Carter and Artis were convicted again of three counts of first degree murder in December 1976. Carter and Artis's lawyers filed an appeal motion in 1978, saying they had been misled by the prosecution over Bello's polygraph test. Humphreys responded by saying Carter and Artis had received "an eminently fair trial". The verdict was upheld by the New Jersey Supreme Court in 1982 but was set aside by federal judge H. Lee Sarokin of the United States District Court for the District of New Jersey in 1985. Sarokin criticized the racial revenge theory, writing that "the jury was permitted to draw inferences of guilt based solely upon the race of (the defendants)."

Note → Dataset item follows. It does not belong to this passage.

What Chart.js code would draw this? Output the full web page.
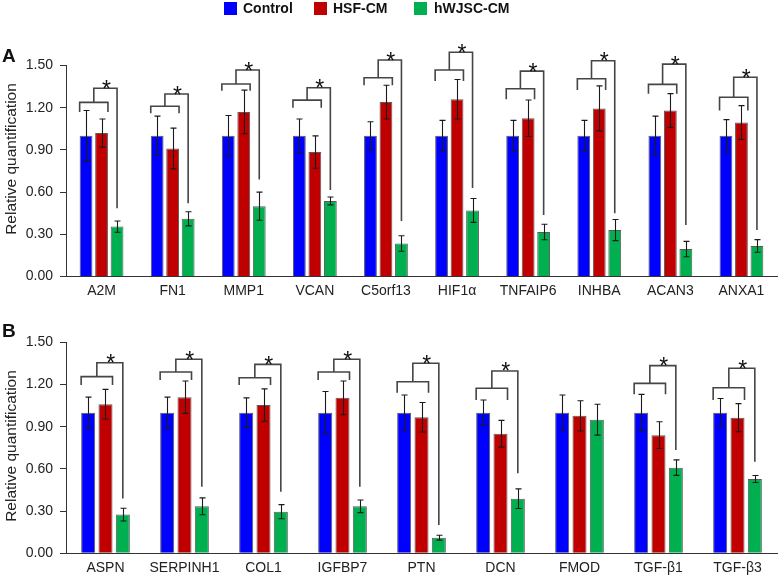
<!DOCTYPE html>
<html>
<head>
<meta charset="utf-8">
<script src="https://cdn.jsdelivr.net/npm/chart.js@4"></script>
<style>
  html, body { margin:0; padding:0; background:#fff; }
  body { width:778px; height:576px; position:relative; overflow:hidden; font-family:"Liberation Sans", Arial, sans-serif; }
  #cA { position:absolute; left:0; top:0; }
  #cB { position:absolute; left:0; top:305px; }
  .leg-sq { position:absolute; width:13px; height:13px; top:1.5px; }
  .leg-tx { position:absolute; top:1.4px; font-weight:bold; font-size:14px; line-height:14px; color:#111; white-space:nowrap; }
  .ytitle { position:absolute; width:180px; height:20px; line-height:20px; text-align:center; font-size:15.5px; color:#222; transform:rotate(-90deg); white-space:nowrap; }
  .panel { position:absolute; left:2px; font-weight:bold; font-size:19px; line-height:19px; color:#111; }
</style>
</head>
<body>
<canvas id="cA" width="778" height="305"></canvas>
<canvas id="cB" width="778" height="271"></canvas>

<div class="leg-sq" style="left:224px;background:#0000ff"></div>
<div class="leg-tx" style="left:243px">Control</div>
<div class="leg-sq" style="left:314px;background:#c00000"></div>
<div class="leg-tx" style="left:333px">HSF-CM</div>
<div class="leg-sq" style="left:414px;background:#00b050"></div>
<div class="leg-tx" style="left:434px">hWJSC-CM</div>

<div class="panel" style="top:45.5px">A</div>
<div class="panel" style="top:320.5px">B</div>
<div class="ytitle" style="left:-79.5px;top:148.5px">Relative quantification</div>
<div class="ytitle" style="left:-79.5px;top:435.5px">Relative quantification</div>

<script>
// ---------- Panel A data ----------
const catsA = ['A2M','FN1','MMP1','VCAN','C5orf13','HIF1α','TNFAIP6','INHBA','ACAN3','ANXA1'];
const ctrlA = [1,1,1,1,1,1,1,1,1,1];
const ctrlErrA = [0.18,0.14,0.145,0.12,0.10,0.11,0.11,0.11,0.14,0.115];
const hsfA = [1.02,0.91,1.17,0.885,1.24,1.26,1.125,1.195,1.18,1.095];
const hsfErrA = [0.10,0.145,0.155,0.115,0.12,0.14,0.13,0.16,0.12,0.12];
const wjA = [0.355,0.41,0.50,0.537,0.235,0.47,0.316,0.33,0.195,0.217];
const wjErrA = [0.04,0.05,0.10,0.028,0.055,0.085,0.055,0.075,0.055,0.045];
// significance brackets (data units)
const lowA  = [1.238,1.21,1.368,1.254,1.413,1.468,1.335,1.406,1.366,1.274];
const legA  = [1.17,1.16,1.32,1.20,1.36,1.39,1.26,1.326,1.30,1.18];
const highA = [1.338,1.297,1.468,1.342,1.539,1.594,1.46,1.534,1.51,1.416];
const dropA = [0.485,0.52,0.69,0.615,0.394,0.63,0.437,0.449,0.366,0.33];

// ---------- Panel B data ----------
const catsB = ['ASPN','SERPINH1','COL1','IGFBP7','PTN','DCN','FMOD','TGF-β1','TGF-β3'];
const ctrlB = [1,1,1,1,1,1,1,1,1];
const ctrlErrB = [0.11,0.11,0.105,0.15,0.125,0.09,0.125,0.13,0.10];
const hsfB = [1.06,1.11,1.054,1.105,0.967,0.85,0.977,0.84,0.964];
const hsfErrB = [0.105,0.115,0.115,0.12,0.105,0.095,0.108,0.095,0.10];
const wjB = [0.275,0.334,0.296,0.334,0.111,0.388,0.95,0.609,0.528];
const wjErrB = [0.045,0.06,0.05,0.045,0.017,0.07,0.11,0.055,0.025];
const lowB  = [1.256,1.289,1.248,1.289,1.22,1.173,null,1.208,1.177];
const legB  = [1.196,1.232,1.196,1.232,1.142,1.09,null,1.13,1.09];
const highB = [1.355,1.379,1.343,1.379,1.351,1.296,null,1.334,1.315];
const dropB = [0.39,0.473,0.438,0.473,0.201,0.569,null,0.734,0.651];

const yTicks = [0, 0.3, 0.6, 0.9, 1.2, 1.5];

const COLORS = ['#0000ff','#c00000','#00b050'];
const NAMES = ['Control','HSF-CM','hWJSC-CM'];
const FONT = '"Liberation Sans", Arial, sans-serif';

const annot = {
  id: 'annot',
  afterDatasetsDraw(chart, args, opts) {
    const ctx = chart.ctx, ys = chart.scales.y;
    ctx.save();
    // error bars
    ctx.strokeStyle = '#1a1a1a';
    ctx.lineWidth = 1.1;
    chart.data.datasets.forEach((ds, di) => {
      const meta = chart.getDatasetMeta(di);
      meta.data.forEach((bar, i) => {
        const v = ds.data[i], e = ds.err[i];
        const x = Math.round(bar.x) + 0.5;
        const y1 = ys.getPixelForValue(v + e), y2 = ys.getPixelForValue(v - e);
        ctx.beginPath();
        ctx.moveTo(x, y1); ctx.lineTo(x, y2);
        ctx.moveTo(x - 3, y1); ctx.lineTo(x + 3, y1);
        ctx.moveTo(x - 3, y2); ctx.lineTo(x + 3, y2);
        ctx.stroke();
      });
    });
    // brackets
    const m0 = chart.getDatasetMeta(0).data, m1 = chart.getDatasetMeta(1).data, m2 = chart.getDatasetMeta(2).data;
    ctx.strokeStyle = '#454545';
    ctx.lineWidth = 1.6;
    ctx.fillStyle = '#111';
    ctx.font = '23px ' + FONT;
    ctx.textAlign = 'center';
    ctx.textBaseline = 'alphabetic';
    opts.low.forEach((lo, i) => {
      if (lo == null) return;
      const xl = m0[i].x - m0[i].width / 2;
      const xr = m1[i].x + m1[i].width / 2;
      const xs = (xl + xr) / 2;
      const xg = m2[i].x;
      const yLow = ys.getPixelForValue(lo), yLeg = ys.getPixelForValue(opts.leg[i]);
      const yHigh = ys.getPixelForValue(opts.high[i]), yDrop = ys.getPixelForValue(opts.drop[i]);
      ctx.beginPath();
      ctx.moveTo(xl, yLeg); ctx.lineTo(xl, yLow); ctx.lineTo(xr, yLow); ctx.lineTo(xr, yLeg);
      ctx.moveTo(xs, yLow); ctx.lineTo(xs, yHigh); ctx.lineTo(xg, yHigh); ctx.lineTo(xg, yDrop);
      ctx.stroke();
      ctx.fillText('*', (xs + xg) / 2 + 1, yHigh + 8.5);
    });
    ctx.restore();
  }
};

function makeChart(id, cats, vals, errs, brackets, padTop, xHeight, catPct, barPct) {
  return new Chart(document.getElementById(id), {
    type: 'bar',
    data: {
      labels: cats,
      datasets: vals.map((v, k) => ({
        label: NAMES[k],
        data: v,
        err: errs[k],
        backgroundColor: COLORS[k],
        borderColor: 'rgba(35,35,35,0.75)',
        borderWidth: 1,
        categoryPercentage: catPct,
        barPercentage: barPct
      }))
    },
    options: {
      responsive: false,
      animation: false,
      events: [],
      layout: { padding: { top: padTop, left: 0, right: 1, bottom: 0 } },
      plugins: { legend: { display: false }, tooltip: { enabled: false }, annot: brackets },
      scales: {
        x: {
          grid: { display: false, drawTicks: false },
          border: { display: true, color: '#333', width: 1 },
          ticks: { font: { size: 14, family: FONT }, color: '#222', padding: 6, maxRotation: 0, autoSkip: false },
          afterFit(s) { s.height = xHeight; }
        },
        y: {
          min: 0, max: 1.5,
          afterBuildTicks(s) { s.ticks = yTicks.map(v => ({ value: v })); },
          ticks: { font: { size: 14, family: FONT }, color: '#222', padding: 7, callback: v => Number(v).toFixed(2) },
          grid: { display: true, drawOnChartArea: false, drawTicks: true, tickLength: 6, color: '#333' },
          border: { display: true, color: '#333', width: 1 },
          afterFit(s) { s.width = 66; }
        }
      }
    },
    plugins: [annot]
  });
}

makeChart('cA', catsA, [ctrlA, hsfA, wjA], [ctrlErrA, hsfErrA, wjErrA],
  { low: lowA, leg: legA, high: highA, drop: dropA }, 65.5, 28.5, 0.654, 0.826);
makeChart('cB', catsB, [ctrlB, hsfB, wjB], [ctrlErrB, hsfErrB, wjErrB],
  { low: lowB, leg: legB, high: highB, drop: dropB }, 37.3, 22.7, 0.658, 0.81);
</script>
</body>
</html>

As a prosecutor Humphreys was philosophically opposed to the death penalty, although he said he could be in favor if it was proved to have a significant reduction in the crime rate.

==Superior Court judge==
In 1980 Humphreys became an Appellate Court judge. In 1982 he ruled that the Hoboken Homeless Shelter could continue to operate as Hoboken's housing laws violated the principle of churches being able to offer shelter. In 1986 he dismissed a suit brought by New Jersey residents challenging New York State's jurisdiction over Liberty Island. He served as assignment judge of the Essex and Hudson vicinages, and the presiding judge of the Chancery Division in Passaic County. After his retirement as a judge in 2007 he became counsel at Williams, Caliri, Miller & Otley, P.C.

==Personal life and death==
Humphreys married Joy Strong in December 1950, having met her at Dickinson College. They were both tournament bridge players. They had three children, and lived in Wayne until her death in 2012.

Humphreys died on September 19, 2024, at the age of 97.